By viewing Him as Potter, do we grasp that He has every right to mold the clay into whatever form or state and make whatever use of it as He chooses? He can fashion from the same lump one person to honor and another to dishonor. He can determine our sex, race, ethnicity, level of wealth, or location. He is under no law or rule outside of His own nature and purpose. He is a law unto Himself, under no obligation to give an account of His actions to anybody else. He exercises His power as, where, and when He wills.

He is not merely overseeing our lives but actively participating in them, and He is ultimately responsible for what happens in them just as much as those national and worldwide occurrences that we hear in the news. The sovereignty of the Bible's God is absolute, irresistible, and infinite. Our trust is to be in Him.
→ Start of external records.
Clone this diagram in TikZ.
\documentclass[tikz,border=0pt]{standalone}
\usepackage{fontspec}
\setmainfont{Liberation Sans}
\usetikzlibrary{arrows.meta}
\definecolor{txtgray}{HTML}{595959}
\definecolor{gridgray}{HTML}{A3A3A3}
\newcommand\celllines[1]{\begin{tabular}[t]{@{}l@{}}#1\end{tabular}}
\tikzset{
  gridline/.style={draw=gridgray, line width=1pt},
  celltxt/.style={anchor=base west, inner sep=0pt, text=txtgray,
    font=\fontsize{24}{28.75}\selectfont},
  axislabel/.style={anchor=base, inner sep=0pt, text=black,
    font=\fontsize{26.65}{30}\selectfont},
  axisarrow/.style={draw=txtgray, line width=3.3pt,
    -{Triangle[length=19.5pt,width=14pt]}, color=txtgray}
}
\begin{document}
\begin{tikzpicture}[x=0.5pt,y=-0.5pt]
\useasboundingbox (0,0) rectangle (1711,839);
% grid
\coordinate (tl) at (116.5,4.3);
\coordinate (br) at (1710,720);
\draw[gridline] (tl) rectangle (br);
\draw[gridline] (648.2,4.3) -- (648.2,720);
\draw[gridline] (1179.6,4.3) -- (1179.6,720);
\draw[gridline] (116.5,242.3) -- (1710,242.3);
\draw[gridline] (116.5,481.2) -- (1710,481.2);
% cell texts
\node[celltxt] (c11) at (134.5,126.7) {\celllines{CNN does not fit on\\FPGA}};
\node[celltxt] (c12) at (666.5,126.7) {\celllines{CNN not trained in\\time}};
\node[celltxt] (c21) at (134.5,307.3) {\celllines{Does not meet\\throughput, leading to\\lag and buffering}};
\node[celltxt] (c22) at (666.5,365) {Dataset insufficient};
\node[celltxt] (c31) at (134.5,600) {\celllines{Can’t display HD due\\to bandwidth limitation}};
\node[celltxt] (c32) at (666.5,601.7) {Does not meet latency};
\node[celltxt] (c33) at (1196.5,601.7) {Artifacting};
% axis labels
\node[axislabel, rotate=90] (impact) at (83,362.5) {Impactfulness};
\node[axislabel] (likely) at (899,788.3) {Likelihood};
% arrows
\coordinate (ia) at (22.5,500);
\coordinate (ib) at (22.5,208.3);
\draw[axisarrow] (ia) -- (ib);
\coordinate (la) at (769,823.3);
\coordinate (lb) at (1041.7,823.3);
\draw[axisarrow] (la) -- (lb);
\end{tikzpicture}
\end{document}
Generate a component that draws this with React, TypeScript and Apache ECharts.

God's purpose and plan has been and is being carried out as He purposed, and nobody can turn Him aside. Now His purpose and plan has reached out to include us just as He predestined when He declared the end from the beginning. Have we caught the vision?

Are we willing to completely turn our lives over to this Being who does not always act in a way that is pleasant to us? God immediately struck Aaron's sons and Uzzah dead, but He has allowed countless others who perhaps did far worse things to live long and seemingly full lives.

God permitted Methuselah to live almost a thousand years. He chose to endow Samson with strength as no other person ever had. Jesus went to the pool of Siloam and chose one man to heal, paying no attention to the others. Why did He allow the Morgans, Carnegies, Vanderbilts, Rockefellers, and many others to amass incredible wealth, while allowing perhaps billions of people around the world barely to scrape by in miserable poverty?

When the Israelites entered the Promised Land, the city of Jericho and its citizens stood barring their progress. God brought the walls down, and the city's defenses collapsed—the one and only time God did such a thing. Every other city had to be conquered by warfare, risking Israelite lives to take them.

Clearly, He treats and responds to individuals according to the counsel of His own mind, and He answers to no one. He does this even in the lives of His children. The apostle John lived to be around one hundred years old, yet Stephen was stoned to death, Peter crucified, and Paul beheaded.

Considering the witnesses of those great servants, what right do we have to complain about the discomforts He creates for us to endure and grow within? He could rescue everybody in every uncomfortable circumstance, but He does not. Have we fully accepted that He may choose difficult things for us?